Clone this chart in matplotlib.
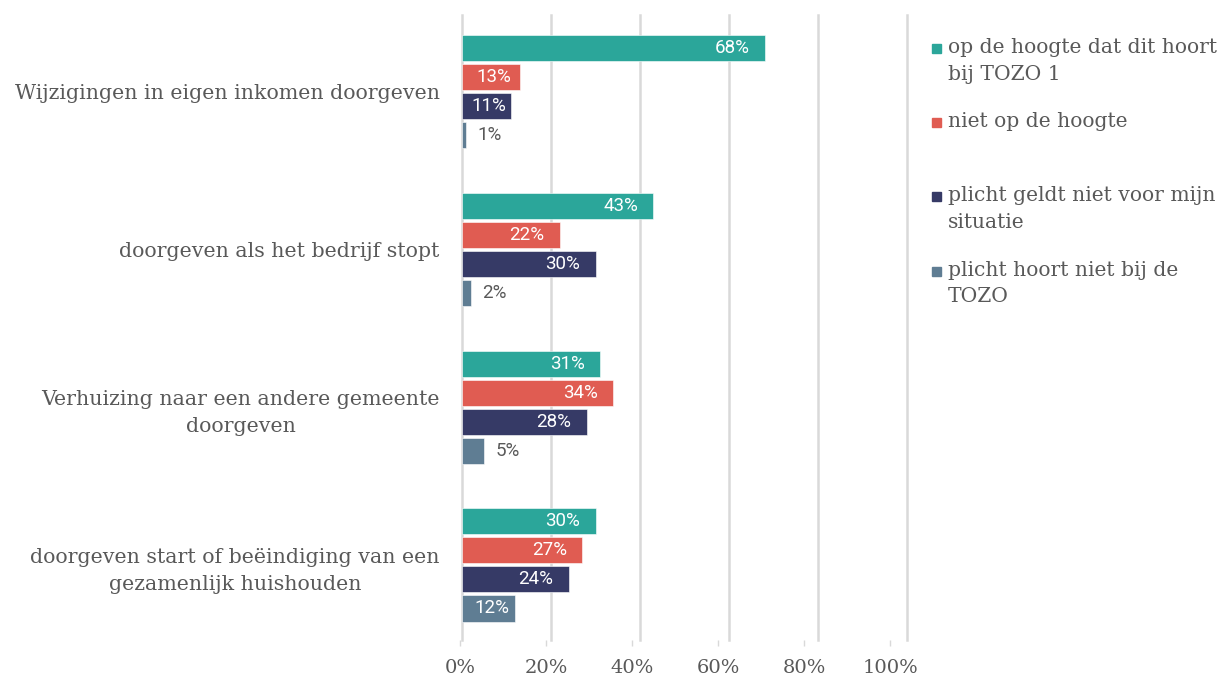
* * *
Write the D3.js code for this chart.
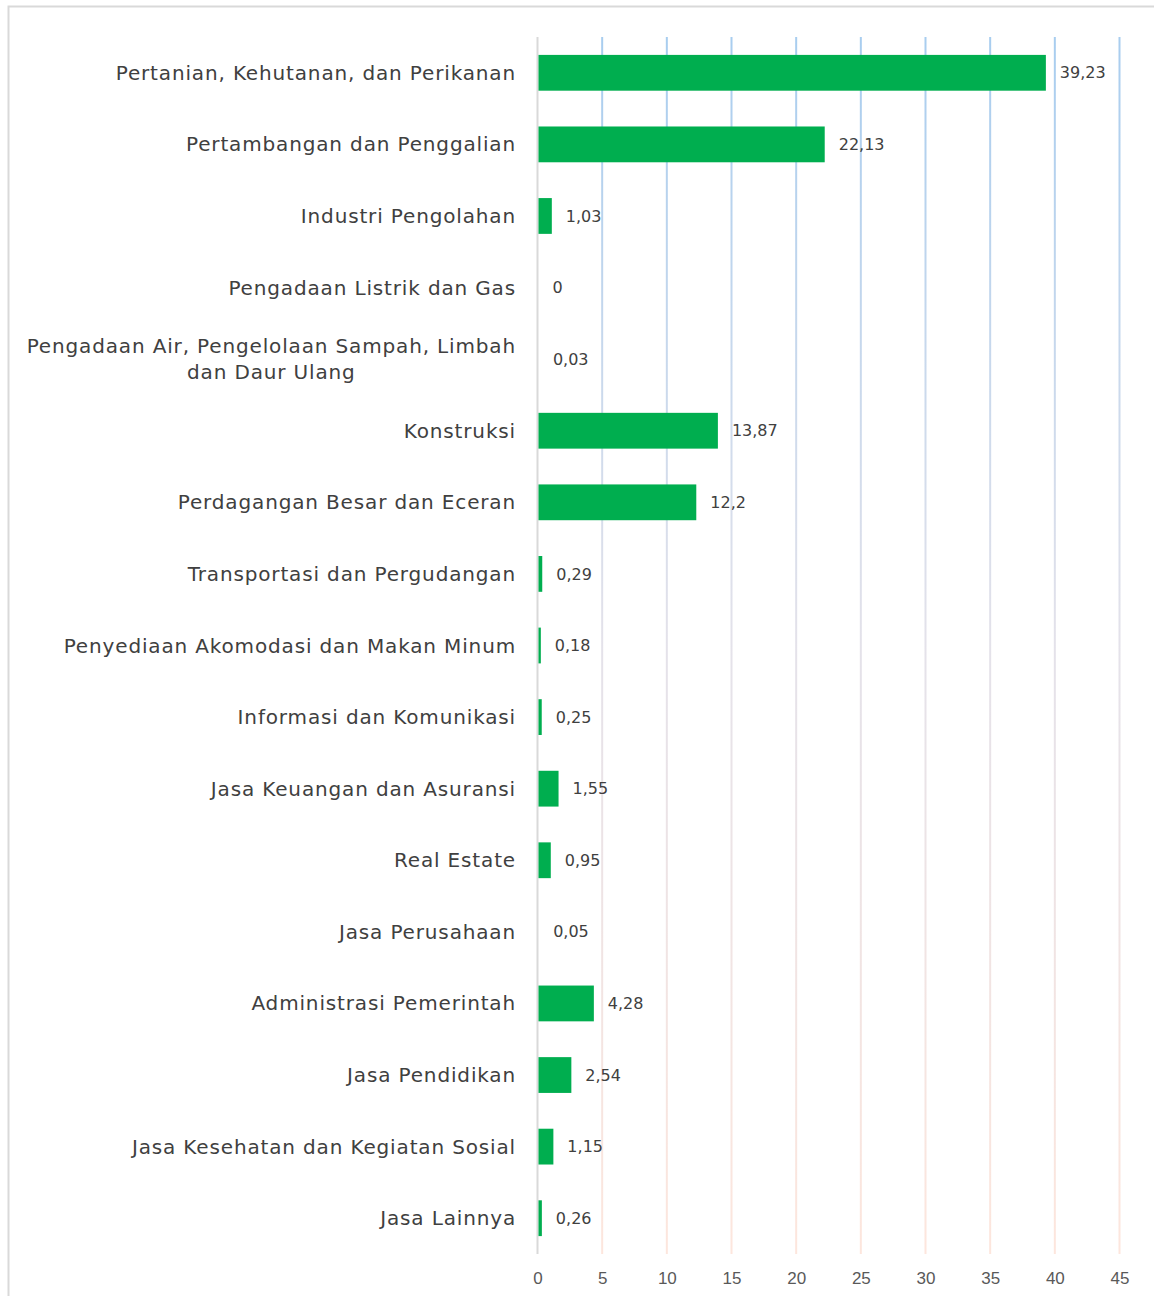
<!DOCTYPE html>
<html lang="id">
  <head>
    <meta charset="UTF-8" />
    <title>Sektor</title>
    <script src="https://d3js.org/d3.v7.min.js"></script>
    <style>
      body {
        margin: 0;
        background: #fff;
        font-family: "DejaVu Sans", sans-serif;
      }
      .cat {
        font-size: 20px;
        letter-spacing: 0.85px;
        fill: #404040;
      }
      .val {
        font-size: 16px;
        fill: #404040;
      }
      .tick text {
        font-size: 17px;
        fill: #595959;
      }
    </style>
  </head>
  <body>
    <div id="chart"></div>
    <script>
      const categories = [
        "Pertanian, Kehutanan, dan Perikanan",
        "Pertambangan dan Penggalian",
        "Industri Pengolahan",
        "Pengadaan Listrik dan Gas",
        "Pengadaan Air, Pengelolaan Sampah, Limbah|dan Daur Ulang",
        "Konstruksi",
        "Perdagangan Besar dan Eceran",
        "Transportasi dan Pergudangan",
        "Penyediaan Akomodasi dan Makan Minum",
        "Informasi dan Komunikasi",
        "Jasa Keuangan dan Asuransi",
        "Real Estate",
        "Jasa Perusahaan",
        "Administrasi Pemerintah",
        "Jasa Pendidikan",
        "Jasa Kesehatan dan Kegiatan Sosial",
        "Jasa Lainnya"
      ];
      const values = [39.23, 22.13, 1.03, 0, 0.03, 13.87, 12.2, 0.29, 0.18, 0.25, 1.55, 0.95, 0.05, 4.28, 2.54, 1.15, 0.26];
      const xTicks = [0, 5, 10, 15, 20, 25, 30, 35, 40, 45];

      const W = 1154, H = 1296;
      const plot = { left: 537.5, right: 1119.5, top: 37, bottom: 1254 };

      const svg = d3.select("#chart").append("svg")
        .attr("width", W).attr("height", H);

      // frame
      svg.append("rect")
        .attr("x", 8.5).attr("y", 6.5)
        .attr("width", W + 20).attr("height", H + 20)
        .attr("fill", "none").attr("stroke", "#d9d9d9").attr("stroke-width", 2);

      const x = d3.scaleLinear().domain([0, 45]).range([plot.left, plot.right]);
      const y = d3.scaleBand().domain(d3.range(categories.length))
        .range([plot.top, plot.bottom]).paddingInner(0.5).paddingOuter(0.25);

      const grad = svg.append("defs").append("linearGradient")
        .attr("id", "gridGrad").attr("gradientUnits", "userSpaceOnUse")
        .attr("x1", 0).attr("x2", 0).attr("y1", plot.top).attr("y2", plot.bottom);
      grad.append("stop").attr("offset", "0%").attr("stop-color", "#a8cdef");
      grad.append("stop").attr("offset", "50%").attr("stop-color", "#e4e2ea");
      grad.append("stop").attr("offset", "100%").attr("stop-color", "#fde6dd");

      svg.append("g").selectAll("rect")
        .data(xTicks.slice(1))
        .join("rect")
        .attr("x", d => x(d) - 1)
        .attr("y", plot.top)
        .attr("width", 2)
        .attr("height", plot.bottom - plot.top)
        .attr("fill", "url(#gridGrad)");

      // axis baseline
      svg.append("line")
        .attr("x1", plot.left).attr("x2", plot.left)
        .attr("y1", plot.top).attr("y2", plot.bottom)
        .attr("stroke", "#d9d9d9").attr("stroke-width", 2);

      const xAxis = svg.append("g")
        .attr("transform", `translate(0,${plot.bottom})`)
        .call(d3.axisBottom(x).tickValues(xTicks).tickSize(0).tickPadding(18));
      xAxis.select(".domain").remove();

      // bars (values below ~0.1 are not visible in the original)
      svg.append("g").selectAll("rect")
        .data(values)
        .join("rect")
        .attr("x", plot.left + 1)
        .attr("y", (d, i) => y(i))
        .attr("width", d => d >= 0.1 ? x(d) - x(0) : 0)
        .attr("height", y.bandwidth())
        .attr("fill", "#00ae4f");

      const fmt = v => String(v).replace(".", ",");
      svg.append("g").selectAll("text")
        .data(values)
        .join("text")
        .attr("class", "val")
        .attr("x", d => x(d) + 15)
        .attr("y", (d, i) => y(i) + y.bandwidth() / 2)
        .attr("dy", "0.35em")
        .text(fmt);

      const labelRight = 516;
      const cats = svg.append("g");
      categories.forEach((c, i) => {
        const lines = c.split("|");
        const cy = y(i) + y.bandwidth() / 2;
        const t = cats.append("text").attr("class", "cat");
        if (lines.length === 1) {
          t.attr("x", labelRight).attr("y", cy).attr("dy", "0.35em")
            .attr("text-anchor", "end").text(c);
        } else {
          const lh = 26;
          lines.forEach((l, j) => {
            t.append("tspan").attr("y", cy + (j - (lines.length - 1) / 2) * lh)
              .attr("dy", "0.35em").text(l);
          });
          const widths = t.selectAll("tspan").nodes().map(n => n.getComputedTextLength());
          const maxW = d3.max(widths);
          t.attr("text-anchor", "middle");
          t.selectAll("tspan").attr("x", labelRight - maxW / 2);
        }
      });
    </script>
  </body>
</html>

» **What you have to do**
Report the number of lines in the entries above that include the string "chart". Give nothing but the number.

» **The answer**
4